How this calculator helps
The calculator above automates the standard strong acid procedure. You enter the acid concentration, choose the unit, specify the number of hydrogen ions released, and the tool computes the hydrogen ion concentration and pH instantly. It also generates a chart so you can visualize how pH changes as concentration changes around your selected value. This makes it easier not only to get the answer, but also to understand the trend.
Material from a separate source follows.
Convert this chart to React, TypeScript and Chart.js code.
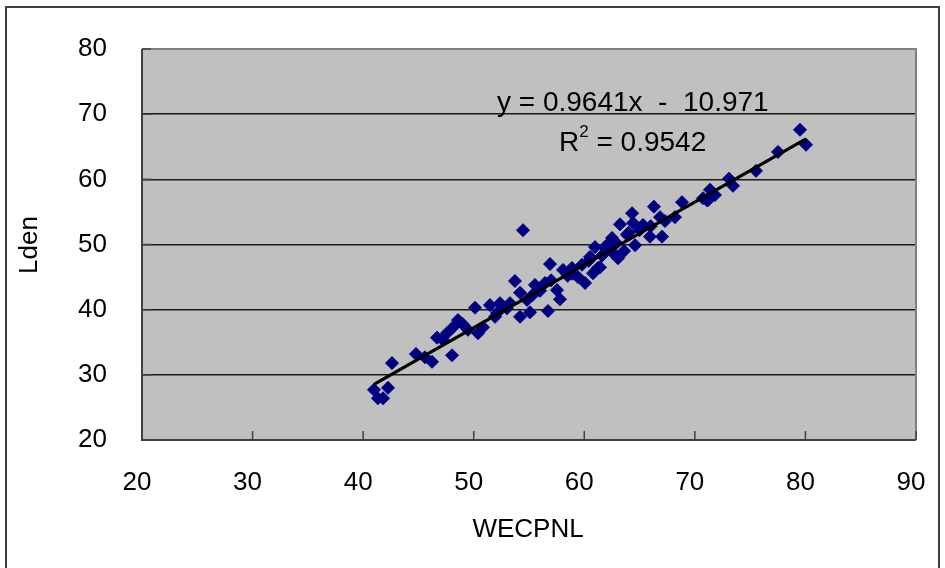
import React, { useEffect, useRef } from "react";
import { Chart, registerables } from "chart.js";

Chart.register(...registerables);

// WECPNL (x) values
const wecpnl: number[] = [
  40.98, 41.34, 41.8, 42.25, 42.61, 44.78, 45.59, 46.23, 48.04, 46.68,
  47.58, 48.13, 48.58, 49.48, 50.12, 50.39, 50.84, 51.47, 52.11, 52.38,
  53.28, 51.93, 53.73, 54.19, 54.82, 54.19, 55.09, 54.46, 55.54, 56.45,
  56.72, 57.53, 57.8, 56.9, 58.08, 58.89, 59.43, 60.07, 60.52, 61.24,
  60.79, 61.42, 60.97, 61.87, 62.6, 63.05, 62.51, 63.86, 64.59, 65.94,
  67.03, 63.23, 64.41, 65.31, 64.32, 66.3, 66.85, 68.2, 68.84, 71.1,
  79.51, 80.05, 77.52, 75.53, 73.09, 73.45, 70.74, 71.19, 71.82, 71.37,
  67.3, 62.0, 59.8, 58.5, 56.0, 55.3, 49.0, 47.2, 62.9, 65.0,
  61.6, 62.3, 63.6, 60.4, 57.0, 53.0, 55.8, 58.9, 64.0, 66.0,
];
// Lden (y) values
const lden: number[] = [
  27.7, 26.4, 26.4, 28.0, 31.8, 33.2, 32.7, 32.0, 33.0, 35.7,
  36.4, 37.3, 38.4, 36.9, 40.3, 36.4, 37.3, 40.7, 39.5, 41.0,
  41.0, 38.9, 44.4, 42.6, 41.5, 38.9, 39.6, 52.2, 43.8, 44.1,
  39.8, 43.0, 41.6, 47.0, 46.1, 46.4, 45.0, 44.1, 48.1, 46.4,
  45.6, 46.5, 49.6, 49.6, 48.7, 47.9, 51.0, 51.5, 49.9, 51.2,
  51.2, 53.1, 53.3, 53.0, 54.8, 55.8, 54.2, 54.2, 56.5, 56.8,
  67.6, 65.3, 64.2, 61.3, 60.1, 59.0, 57.1, 56.8, 57.6, 58.4,
  53.6, 49.3, 46.9, 45.2, 42.9, 42.2, 37.8, 35.4, 50.2, 52.2,
  48.3, 50.3, 49.0, 47.5, 44.5, 40.2, 43.0, 45.5, 51.8, 52.8,
];

const trendSlope = 0.9641;
const trendIntercept = -10.971;
const equationText = "y = 0.9641x  -  10.971";
const r2Text = " = 0.9542";

const xTicks = [20, 30, 40, 50, 60, 70, 80, 90];
const yTicks = [20, 30, 40, 50, 60, 70, 80];
const xTitle = "WECPNL";
const yTitle = "Lden";

const FONT = "'Liberation Sans', Arial, sans-serif";

export default function App() {
  const ref = useRef<HTMLCanvasElement | null>(null);

  useEffect(() => {
    document.body.style.margin = "0";
    const canvas = ref.current;
    if (!canvas) return;

    const points = wecpnl.map((x, i) => ({ x, y: lden[i] }));
    const xMin = Math.min(...wecpnl);
    const xMax = Math.max(...wecpnl);
    const trend = [
      { x: xMin, y: trendSlope * xMin + trendIntercept },
      { x: xMax, y: trendSlope * xMax + trendIntercept },
    ];

    const decor = {
      id: "decor",
      beforeDraw(chart: any) {
        const { ctx, chartArea: a } = chart;
        ctx.save();
        ctx.fillStyle = "#ffffff";
        ctx.fillRect(0, 0, chart.width, chart.height);
        ctx.strokeStyle = "#404040";
        ctx.lineWidth = 2;
        ctx.strokeRect(6, 7, 933, 580);
        ctx.fillStyle = "#c0c0c0";
        ctx.fillRect(a.left, a.top, a.right - a.left, a.bottom - a.top);
        ctx.restore();
      },
      afterDraw(chart: any) {
        const { ctx, chartArea: a, scales } = chart;
        ctx.save();
        // plot border
        ctx.lineWidth = 2;
        ctx.strokeStyle = "#808080";
        ctx.beginPath();
        ctx.moveTo(a.left, a.top);
        ctx.lineTo(a.right, a.top);
        ctx.lineTo(a.right, a.bottom);
        ctx.stroke();
        ctx.strokeStyle = "#404040";
        ctx.beginPath();
        ctx.moveTo(a.left, a.top);
        ctx.lineTo(a.left, a.bottom);
        ctx.lineTo(a.right, a.bottom);
        ctx.stroke();
        // inside tick marks
        ctx.lineWidth = 1.5;
        xTicks.forEach((v) => {
          const px = scales.x.getPixelForValue(v);
          ctx.beginPath();
          ctx.moveTo(px, a.bottom);
          ctx.lineTo(px, a.bottom - 9);
          ctx.stroke();
        });
        yTicks.forEach((v) => {
          const py = scales.y.getPixelForValue(v);
          ctx.beginPath();
          ctx.moveTo(a.left, py);
          ctx.lineTo(a.left + 9, py);
          ctx.stroke();
        });
        // axis titles
        ctx.fillStyle = "#000";
        ctx.font = `26px ${FONT}`;
        ctx.textAlign = "center";
        ctx.textBaseline = "middle";
        ctx.fillText(xTitle, 528, 530);
        ctx.save();
        ctx.translate(30, 245);
        ctx.rotate(-Math.PI / 2);
        ctx.fillText(yTitle, 0, 0);
        ctx.restore();
        // equation
        ctx.font = `28px ${FONT}`;
        ctx.textAlign = "left";
        ctx.fillText(equationText, 497, 103);
        ctx.fillText("R", 559, 143);
        const rw = ctx.measureText("R").width;
        ctx.font = `17px ${FONT}`;
        ctx.fillText("2", 559 + rw, 132);
        const sw = ctx.measureText("2").width;
        ctx.font = `28px ${FONT}`;
        ctx.fillText(r2Text, 559 + rw + sw, 143);
        ctx.restore();
      },
    };

    const chart = new Chart(canvas, {
      type: "scatter",
      data: {
        datasets: [
          {
            type: "line",
            data: trend,
            borderColor: "#000000",
            borderWidth: 3.2,
            pointRadius: 0,
            fill: false,
          } as any,
          {
            data: points,
            pointStyle: "rectRot",
            pointRadius: 6.5,
            backgroundColor: "#000080",
            borderColor: "#000080",
            borderWidth: 1,
          },
        ],
      },
      plugins: [decor],
      options: {
        animation: false,
        responsive: false,
        events: [],
        layout: { padding: { left: 0, right: 29, top: 49, bottom: 0 } },
        plugins: { legend: { display: false }, tooltip: { enabled: false } },
        scales: {
          x: {
            type: "linear",
            min: 20,
            max: 90,
            afterFit(scale: any) {
              scale.height = 128;
              scale.paddingLeft = 0;
              scale.paddingRight = 0;
            },
            afterBuildTicks(scale: any) {
              scale.ticks = xTicks.map((v) => ({ value: v }));
            },
            border: { display: false },
            grid: { display: false, drawTicks: false },
            ticks: {
              padding: 27,
              labelOffset: -5,
              color: "#000",
              font: { family: FONT, size: 26 },
              maxRotation: 0,
            },
          },
          y: {
            type: "linear",
            min: 20,
            max: 80,
            afterFit(scale: any) {
              scale.width = 142;
              scale.paddingTop = 0;
              scale.paddingBottom = 0;
            },
            afterBuildTicks(scale: any) {
              scale.ticks = yTicks.map((v) => ({ value: v }));
            },
            border: { display: false },
            grid: {
              drawTicks: false,
              lineWidth: 1.5,
              color: (c: any) =>
                c.tick && (c.tick.value === 20 || c.tick.value === 80)
                  ? "rgba(0,0,0,0)"
                  : "#1a1a1a",
            },
            ticks: {
              padding: 35,
              color: "#000",
              font: { family: FONT, size: 26 },
            },
          },
        },
      },
    });
    return () => chart.destroy();
  }, []);

  return (
    <div style={{ position: "fixed", left: 0, top: 0, width: 945, height: 568, background: "#fff" }}>
      <canvas ref={ref} width={945} height={568} style={{ width: 945, height: 568 }} />
    </div>
  );
}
Authoritative references for deeper study
If you want to verify the chemistry principles behind pH, acid dissociation, and aqueous solution behavior, these authoritative resources are excellent places to start:
- U.S. Environmental Protection Agency: pH overview
- LibreTexts Chemistry educational resource network
- U.S. Geological Survey: pH and water science
Final takeaway
To calculate pH for a strong acid, start with the acid molarity, convert units carefully, account for the number of hydrogen ions released, and apply the equation pH = -log10([H+]). In many introductory and practical cases, that is all you need. Once you understand this relationship, you gain a strong foundation for solution chemistry, titration, acid base reactions, and quantitative laboratory work.